L’immobilismo della mobilità
Laura Gatti – Leggo con disincanto le notizie relative agli incontri che i sindacati stanno tenendo settimanalmente al MIUR per stendere il contratto sulla mobilità 2012/2013. Leggo con mestizia l’impegno profuso per evitare la permanenza sulla stessa provincia per 5 anni dei neo immessi in ruolo. Buone intenzioni quanto infruttuose. Sono una fortunata, io. 33 anni, da 7 di ruolo, solo due da “precaria”. Un record leggendo le storie dei miei colleghi. Ma la mobilità è una chimera.
Laura Gatti – Leggo con disincanto le notizie relative agli incontri che i sindacati stanno tenendo settimanalmente al MIUR per stendere il contratto sulla mobilità 2012/2013. Leggo con mestizia l’impegno profuso per evitare la permanenza sulla stessa provincia per 5 anni dei neo immessi in ruolo. Buone intenzioni quanto infruttuose. Sono una fortunata, io. 33 anni, da 7 di ruolo, solo due da “precaria”. Un record leggendo le storie dei miei colleghi. Ma la mobilità è una chimera.
Ho ben valicato il limite dei 3 anni di permanenza sulla stessa provincia e cerco invano il trasferimento da qualche anno. La riforma gelminiana, o per meglio dire i tagli con la parvenza di riforma senza alcuna solida base pedagogica e didattica, hanno significato una notevole riduzione del personale e un numero elevatissimo di “perdenti posto” di ruolo. Nulla al confronto dei precari con il fiato in gola ogni anno nell’attesa di un incarico, supplenza, in corsa per racimolare punti al mercato del sapere in formato dispensa. Nulla di paragonabile.
Nell’istituto scolastico presso il quale presto servizio, nonostante da mesi sia diventata felicemente madre e ho scelto senza esitazione di restare accanto alla mia piccola più tempo possibile e non sia pertanto ancora tornata dietro la cattedra, mi trovo benissimo, nulla da eccepire. Ma con la mia famiglia da poco cresciuta non ce la facciamo più a vivere nella Roma Capitale. Costo della vita inaudito, ritmi incandescenti, stagnazione progettuale perché ostacolata da scarso potere d’acquisto di due giovani docenti. E poi, ancora più forte, il desiderio di tornare ad una vita di provincia, di regalare alla nostra piccola una vita a ritmo umano, la dignità di un tenore di vita senza pretese ma non impoverito dal furto liceizzato degli affitti romani. Desiderata frustrati. Prospettive di mobilità assolutamente inesistenti. Alternative sacrificate all’altare del dimensionamento, del risparmio sanatore delle casse malconce del nostro Stato ma che lasciano le nostre tasche e aspettative vuote e spente.
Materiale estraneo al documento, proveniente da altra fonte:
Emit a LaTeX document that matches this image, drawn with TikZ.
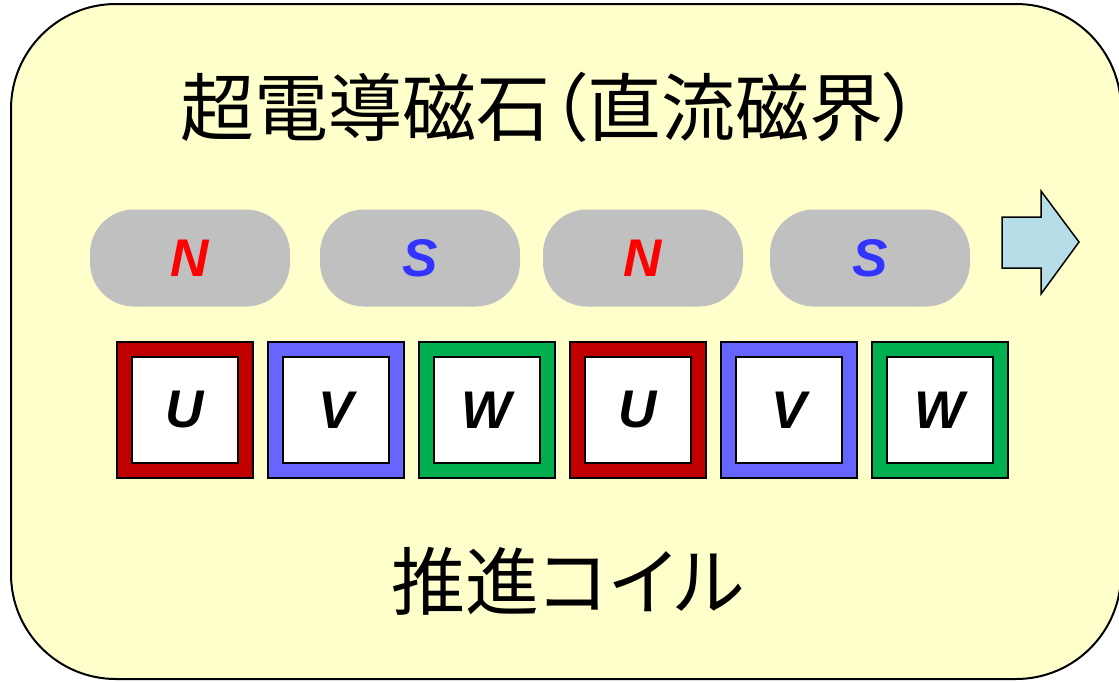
\documentclass[tikz,border=0pt]{standalone}
\usepackage{fontspec}
\newfontfamily\jp[RawFeature=+palt]{Noto Sans CJK JP}
\newfontfamily\lat{Liberation Sans}
\definecolor{bgyellow}{HTML}{FFFFCC}
\definecolor{pillgray}{HTML}{C0C0C0}
\definecolor{nred}{HTML}{FF0000}
\definecolor{sblue}{HTML}{3333FF}
\definecolor{ured}{HTML}{C00000}
\definecolor{vblue}{HTML}{6666FF}
\definecolor{wgreen}{HTML}{00B050}
\definecolor{arrowblue}{HTML}{B7DEE8}
\tikzset{
  frame/.style={draw=black, line width=2pt, fill=bgyellow, rounded corners=105pt},
  pill/.style={fill=pillgray, draw=none, rounded corners=44pt, minimum width=200pt, minimum height=97pt, inner sep=0pt},
  pole/.style={font=\lat\bfseries\itshape\fontsize{53}{60}\selectfont},
  coil/.style={draw=black, line width=1.3pt, fill=#1, minimum width=136pt, minimum height=136pt, inner sep=0pt},
  coilin/.style={draw=black, line width=1.3pt, fill=white, minimum width=106pt, minimum height=106pt, inner sep=0pt, font=\lat\bfseries\itshape\fontsize{53}{60}\selectfont},
  title/.style={font=\jp\fontsize{74}{80}\selectfont, inner sep=0pt},
  movearrow/.style={draw=black, line width=1.5pt, fill=arrowblue, line join=miter}
}
\begin{document}
\begin{tikzpicture}[x=1pt, y=-1pt]
\useasboundingbox (0,0) rectangle (1119,681);
\draw[frame] (11,4) rectangle (1121,679);
\node[title] (ttl) at (550,107) {超電導磁石（直流磁界）};
\node[pill] (p1) at (190,258) {};
\node[pill] (p2) at (420,258) {};
\node[pill] (p3) at (643,258) {};
\node[pill] (p4) at (870,258) {};
\node[pole, text=nred] (n1) at (p1) {N};
\node[pole, text=sblue] (s1) at (p2) {S};
\node[pole, text=nred] (n2) at (p3) {N};
\node[pole, text=sblue] (s2) at (p4) {S};
\draw[movearrow] (1002,217) -- (1041,217) -- (1041,191) -- (1079,242) -- (1041,294) -- (1041,268) -- (1002,268) -- cycle;
\node[coil=ured] (c1) at (185,410) {};
\node[coil=vblue] (c2) at (336,410) {};
\node[coil=wgreen] (c3) at (487,410) {};
\node[coil=ured] (c4) at (638,410) {};
\node[coil=vblue] (c5) at (789,410) {};
\node[coil=wgreen] (c6) at (940,410) {};
\node[coilin] (i1) at (c1) {U};
\node[coilin] (i2) at (c2) {V};
\node[coilin] (i3) at (c3) {W};
\node[coilin] (i4) at (c4) {U};
\node[coilin] (i5) at (c5) {V};
\node[coilin] (i6) at (c6) {W};
\node[title] (bot) at (568,581) {推進コイル};
\end{tikzpicture}
\end{document}
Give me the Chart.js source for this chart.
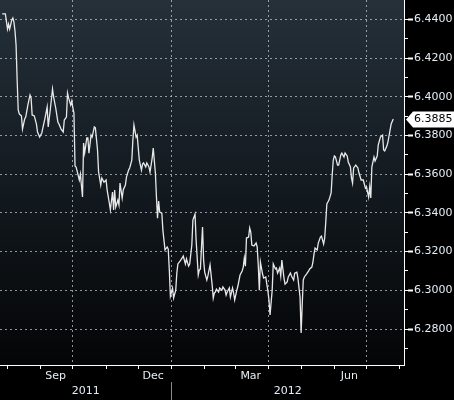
<!DOCTYPE html>
<html lang="en">
<head>
<meta charset="UTF-8">
<title>USD/CNY 1Y</title>
<script src="https://cdn.jsdelivr.net/npm/chart.js"></script>
<style>
  html, body { margin: 0; padding: 0; background: #000; }
  .wrap { position: relative; width: 454px; height: 400px; }
</style>
</head>
<body>
<div class="wrap"><canvas id="fxChart"></canvas></div>
<script>
// days since 1 Aug 2011 (trading days only) and the fixing
const days = [
  -5,-2,0,1,2,4,5,6,7,8,
  9,10,11,13,14,16,17,19,21,22,
  23,25,27,28,30,32,33,35,37,38,
  40,42,43,45,47,48,50,52,53,55,
  56,57,59,60,61,62,63,64,65,67,
  68,70,71,72,74,75,76,78,79,81,
  82,84,85,87,88,90,92,93,95,96,
  98,99,100,101,103,104,105,107,108,110,
  111,113,114,116,117,118,120,121,123,125,
  126,127,129,130,132,133,135,136,138,139,
  140,141,142,144,145,147,149,150,151,152,
  154,155,157,158,159,161,163,164,166,167,
  169,170,172,173,175,176,178,179,180,182,
  183,184,186,187,189,191,192,193,194,195,
  197,198,200,201,203,204,205,207,208,210,
  211,212,214,215,217,219,220,221,222,223,
  225,226,227,228,230,232,233,234,235,236,
  238,239,241,242,243,244,245,247,248,250,
  251,252,254,255,256,258,259,261,262,264,
  265,267,268,270,271,273,274,275,276,277,
  279,281,282,284,285,286,287,289,290,292,
  293,295,296,297,298,299,300,302,303,304,
  305,306,308,309,311,312,314,315,317,318,
  320,321,322,323,325,327,328,330,332,334,
  335,337,338,339,340,342,343,345,346,348,
  350,351,352,354,355,357,358,360
];
const rates = [
  6.4428,6.4428,6.4350,6.4376,6.4350,6.4397,6.4407,6.4386,6.4340,6.4267,
  6.4087,6.3932,6.3911,6.3901,6.3833,6.3885,6.3895,6.3957,6.4009,6.3994,
  6.3906,6.3901,6.3859,6.3818,6.3792,6.3813,6.3839,6.3890,6.3947,6.3844,
  6.3937,6.4040,6.3999,6.3942,6.3870,6.3859,6.3833,6.3818,6.3880,6.3895,
  6.4019,6.3994,6.3957,6.3978,6.3942,6.3916,6.3642,6.3637,6.3616,6.3570,
  6.3601,6.3482,6.3761,6.3709,6.3787,6.3787,6.3709,6.3802,6.3792,6.3844,
  6.3839,6.3725,6.3611,6.3544,6.3580,6.3559,6.3570,6.3518,6.3451,6.3415,
  6.3508,6.3415,6.3518,6.3430,6.3466,6.3441,6.3554,6.3477,6.3518,6.3544,
  6.3585,6.3621,6.3632,6.3673,6.3776,6.3854,6.3792,6.3802,6.3673,6.3621,
  6.3652,6.3658,6.3637,6.3658,6.3637,6.3611,6.3683,6.3735,6.3606,6.3482,
  6.3373,6.3461,6.3404,6.3399,6.3311,6.3208,6.3224,6.3213,6.3105,6.2970,
  6.3012,6.2960,6.3001,6.3089,6.3136,6.3151,6.3167,6.3177,6.3136,6.3162,
  6.3125,6.3136,6.3234,6.3363,6.3394,6.3260,6.3079,6.3105,6.3110,6.3327,
  6.3156,6.3094,6.3053,6.3074,6.3131,6.3027,6.2960,6.2986,6.2991,6.3006,
  6.2991,6.3012,6.3001,6.3017,6.3001,6.2975,6.2991,6.3012,6.2965,6.3012,
  6.2986,6.2950,6.3001,6.3022,6.3079,6.3100,6.3120,6.3167,6.3125,6.3270,
  6.3275,6.3322,6.3301,6.3234,6.3229,6.3244,6.3224,6.3131,6.3001,6.3146,
  6.3084,6.3063,6.3069,6.3032,6.2996,6.2950,6.2872,6.3001,6.3136,6.3110,
  6.3115,6.3089,6.3115,6.3074,6.3156,6.3063,6.3032,6.3043,6.3069,6.3089,
  6.3074,6.3053,6.3089,6.3094,6.3063,6.2965,6.2779,6.2924,6.3053,6.3069,
  6.3084,6.3100,6.3110,6.3120,6.3146,6.3187,6.3218,6.3208,6.3244,6.3275,
  6.3280,6.3239,6.3270,6.3353,6.3446,6.3456,6.3466,6.3503,6.3596,6.3673,
  6.3694,6.3689,6.3647,6.3647,6.3699,6.3709,6.3689,6.3709,6.3694,6.3663,
  6.3637,6.3580,6.3554,6.3632,6.3647,6.3632,6.3606,6.3570,6.3570,6.3528,
  6.3534,6.3482,6.3534,6.3477,6.3637,6.3689,6.3668,6.3694,6.3751,6.3792,
  6.3802,6.3725,6.3720,6.3745,6.3766,6.3828,6.3859,6.3885
];

// axis furniture
const monthStarts = [0, 31, 61, 92, 122, 153, 184, 213, 244, 274, 305, 335, 366];
const quarterStarts = [61, 153, 244, 335];
const monthLabelDays = [45, 136, 227, 319];
const monthLabels = ['Sep', 'Dec', 'Mar', 'Jun'];
const yearBreak = 153;
const yearLabels = ['2011', '', '2012'];
const yLabelTicks = [6.28, 6.30, 6.32, 6.34, 6.36, 6.38, 6.40, 6.42, 6.44];
const yMinorTicks = [6.27, 6.28, 6.29, 6.30, 6.31, 6.32, 6.33, 6.34, 6.35, 6.36,
                     6.37, 6.38, 6.39, 6.40, 6.41, 6.42, 6.43, 6.44];
const xMin = -7, xMax = 370;
const yMin = 6.2614, yMax = 6.4500;

const FONT = { family: 'DejaVu Sans', size: 11 };
const TEXT = '#e4edf6';
const GRID = 'rgba(190,195,200,0.75)';

// fixed axis sizes, no label overflow padding
const fixSize = (w, h) => s => {
  if (w !== null) s.width = w;
  if (h !== null) s.height = h;
  s.paddingTop = 0; s.paddingBottom = 0; s.paddingLeft = 0; s.paddingRight = 0;
};

const chartBg = {
  id: 'chartBg',
  beforeDraw(chart) {
    const { ctx, chartArea: a } = chart;
    const g = ctx.createLinearGradient(0, a.top, 0, a.bottom);
    g.addColorStop(0, '#253039');
    g.addColorStop(0.5, '#131a20');
    g.addColorStop(1, '#040506');
    ctx.save();
    ctx.fillStyle = g;
    ctx.fillRect(a.left, a.top, a.right - a.left, a.bottom - a.top);
    ctx.restore();
  }
};

// white "last price" flag on the right axis
const lastTag = {
  id: 'lastTag',
  afterDraw(chart) {
    const { ctx } = chart;
    const ys = chart.scales.y;
    const last = rates[rates.length - 1];
    const y = Math.round(ys.getPixelForValue(last)) + 0.5;
    const x0 = ys.left + 2;
    ctx.save();
    ctx.fillStyle = '#fff';
    ctx.beginPath();
    ctx.moveTo(x0, y);
    ctx.lineTo(x0 + 7, y - 8);
    ctx.lineTo(chart.width, y - 8);
    ctx.lineTo(chart.width, y + 8);
    ctx.lineTo(x0 + 7, y + 8);
    ctx.closePath();
    ctx.fill();
    ctx.fillStyle = '#000';
    ctx.font = '11px "DejaVu Sans"';
    ctx.textBaseline = 'middle';
    ctx.fillText(last.toFixed(4), x0 + 8, y);
    ctx.restore();
  }
};

new Chart(document.getElementById('fxChart'), {
  type: 'line',
  data: {
    datasets: [{
      data: days.map((d, i) => ({ x: d, y: rates[i] })),
      xAxisID: 'x',
      yAxisID: 'y',
      borderColor: '#e8e8e8',
      borderWidth: 1.3,
      pointRadius: 0,
      tension: 0,
      fill: false
    }]
  },
  options: {
    responsive: true,
    maintainAspectRatio: false,
    animation: false,
    layout: { padding: 0, autoPadding: false },
    plugins: { legend: { display: false }, tooltip: { enabled: false } },
    scales: {
      x: {
        type: 'linear', position: 'bottom', min: xMin, max: xMax, weight: 0,
        afterBuildTicks: s => { s.ticks = monthStarts.map(v => ({ value: v })); },
        afterFit: fixSize(null, 4),
        ticks: { display: false },
        grid: {
          color: c => (c.tick && quarterStarts.includes(c.tick.value)) ? GRID : 'transparent',
          tickColor: '#fff', tickLength: 4, lineWidth: 1
        },
        border: { color: '#fff', width: 1, dash: [2, 3] }
      },
      xMonth: {
        type: 'linear', position: 'bottom', min: xMin, max: xMax, weight: 1,
        afterBuildTicks: s => { s.ticks = monthLabelDays.map(v => ({ value: v })); },
        afterFit: fixSize(null, 13),
        ticks: { color: TEXT, font: FONT, padding: -7, maxRotation: 0, autoSkip: false,
                 callback: (v, i) => monthLabels[i] },
        grid: { display: false },
        border: { display: false }
      },
      xYear: {
        type: 'linear', position: 'bottom', min: xMin, max: xMax, weight: 2,
        afterBuildTicks: s => {
          s.ticks = [(xMin + yearBreak) / 2, yearBreak, (yearBreak + xMax) / 2].map(v => ({ value: v }));
        },
        afterFit: fixSize(null, 18),
        ticks: { color: TEXT, font: FONT, padding: -15, maxRotation: 0, autoSkip: false,
                 callback: (v, i) => yearLabels[i] },
        grid: { drawOnChartArea: false, tickLength: 18,
                tickColor: c => c.index === 1 ? '#8a8a8a' : 'transparent' },
        border: { display: false }
      },
      y: {
        type: 'linear', position: 'right', min: yMin, max: yMax, weight: 0,
        afterBuildTicks: s => { s.ticks = yMinorTicks.map(v => ({ value: v })); },
        afterFit: fixSize(4, null),
        ticks: { display: false },
        grid: { drawOnChartArea: false, tickLength: 4, tickColor: '#fff' },
        border: { color: '#fff', width: 1 }
      },
      yLabels: {
        type: 'linear', position: 'right', min: yMin, max: yMax, weight: 1,
        afterBuildTicks: s => { s.ticks = yLabelTicks.map(v => ({ value: v })); },
        afterFit: fixSize(46, null),
        ticks: { color: TEXT, font: FONT, padding: 1, callback: v => v.toFixed(4) },
        grid: { color: GRID, tickColor: '#fff', tickLength: 5, tickWidth: 2 },
        border: { display: false, dash: [2, 3] }
      }
    }
  },
  plugins: [chartBg, lastTag]
});
</script>
</body>
</html>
Il mio caso non è isolato: nell’Istituto presso il quale presto servizio, in una zona centralissima di Roma, c’è un elevato tasso di pendolarismo da fuori provincia e fuori regione, numerosi docenti fuori sede costretti a condividere, come da studenti, una casa con dei perfetti sconosciuti, lasciando magari consorti e prole lontani. Perseguono invano il mio stesso obiettivo.
L’ennesimo provvedimento di razionalizzazione fa sfumare un’alternativa possibile: la legge di stabilità 2012 cancella dal territorio nazionale 200 docenti e presidi “comandati”. Avendo già fatto l’esperienza presso una Direzione generale del Miur, intendevo ritentare la carta per una dislocazione periferica. Svanisce anche questa opportunità visto che i 300 sopravvissuti del contingente utilizzato per i compiti connessi con l’autonomia, difficilmente lasciano il passo alle nuove leve (posso darne la certezza vista l’esperienza asfissiante vissuta al MIUR. Ma questo sarebbe un altro, lungo capitolo).
E allora, buon lavoro a sindacati e tecnici del MIUR, aspetto il nuovo modello di domanda di mobilità, online o cartaceo, prenderà solo tanto del mio preziosissimo tempo per poi ritrovarmi il prossimo anno scolastico ancora nella stessa amata sede di servizio.